▶ **Supplied entries**
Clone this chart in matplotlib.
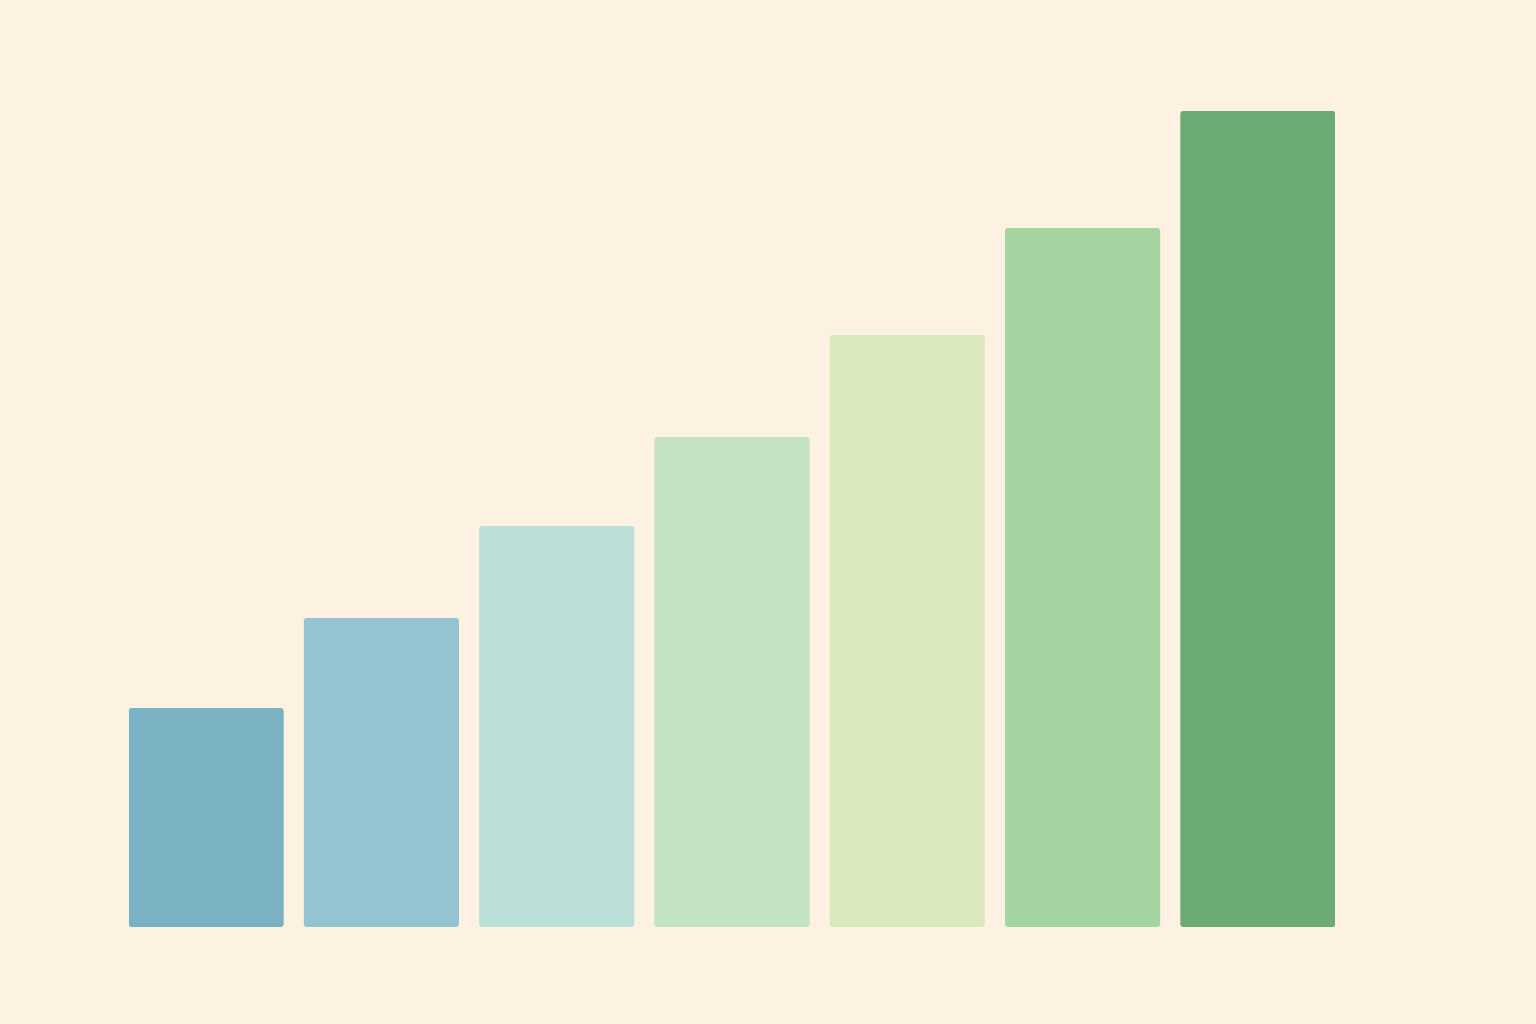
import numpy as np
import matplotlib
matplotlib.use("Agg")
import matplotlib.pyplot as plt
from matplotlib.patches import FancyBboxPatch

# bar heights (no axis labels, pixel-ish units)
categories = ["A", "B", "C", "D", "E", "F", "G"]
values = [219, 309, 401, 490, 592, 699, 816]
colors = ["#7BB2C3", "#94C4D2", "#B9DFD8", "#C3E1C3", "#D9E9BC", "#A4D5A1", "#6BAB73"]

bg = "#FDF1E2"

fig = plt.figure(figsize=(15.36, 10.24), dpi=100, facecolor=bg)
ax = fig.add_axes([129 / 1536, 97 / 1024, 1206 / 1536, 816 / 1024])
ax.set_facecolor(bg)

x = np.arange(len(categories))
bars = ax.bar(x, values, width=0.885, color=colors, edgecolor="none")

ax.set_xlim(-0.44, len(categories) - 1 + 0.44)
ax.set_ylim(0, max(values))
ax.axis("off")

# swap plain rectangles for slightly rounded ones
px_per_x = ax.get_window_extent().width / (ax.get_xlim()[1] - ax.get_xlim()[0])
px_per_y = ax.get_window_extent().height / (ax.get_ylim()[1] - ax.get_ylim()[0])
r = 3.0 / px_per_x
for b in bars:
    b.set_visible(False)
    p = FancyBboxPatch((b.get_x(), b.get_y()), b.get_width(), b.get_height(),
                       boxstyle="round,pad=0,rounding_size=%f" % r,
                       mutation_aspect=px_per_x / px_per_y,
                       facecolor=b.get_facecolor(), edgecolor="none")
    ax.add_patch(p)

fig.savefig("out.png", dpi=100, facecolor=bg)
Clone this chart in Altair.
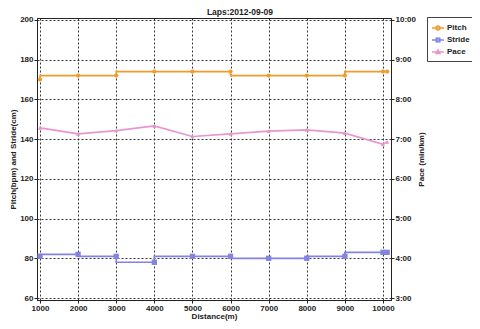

▶ **Instructions for the task**
Retype the records exactly. Any image in them should not appear in what you write.

▶ **Result of this task**
Clone this chart in matplotlib.
import numpy as np
import matplotlib
matplotlib.use("Agg")
import matplotlib.pyplot as plt
from matplotlib.patches import FancyBboxPatch

# bar heights (no axis labels, pixel-ish units)
categories = ["A", "B", "C", "D", "E", "F", "G"]
values = [219, 309, 401, 490, 592, 699, 816]
colors = ["#7BB2C3", "#94C4D2", "#B9DFD8", "#C3E1C3", "#D9E9BC", "#A4D5A1", "#6BAB73"]

bg = "#FDF1E2"

fig = plt.figure(figsize=(15.36, 10.24), dpi=100, facecolor=bg)
ax = fig.add_axes([129 / 1536, 97 / 1024, 1206 / 1536, 816 / 1024])
ax.set_facecolor(bg)

x = np.arange(len(categories))
bars = ax.bar(x, values, width=0.885, color=colors, edgecolor="none")

ax.set_xlim(-0.44, len(categories) - 1 + 0.44)
ax.set_ylim(0, max(values))
ax.axis("off")

# swap plain rectangles for slightly rounded ones
px_per_x = ax.get_window_extent().width / (ax.get_xlim()[1] - ax.get_xlim()[0])
px_per_y = ax.get_window_extent().height / (ax.get_ylim()[1] - ax.get_ylim()[0])
r = 3.0 / px_per_x
for b in bars:
    b.set_visible(False)
    p = FancyBboxPatch((b.get_x(), b.get_y()), b.get_width(), b.get_height(),
                       boxstyle="round,pad=0,rounding_size=%f" % r,
                       mutation_aspect=px_per_x / px_per_y,
                       facecolor=b.get_facecolor(), edgecolor="none")
    ax.add_patch(p)

fig.savefig("out.png", dpi=100, facecolor=bg)
Clone this chart in Altair.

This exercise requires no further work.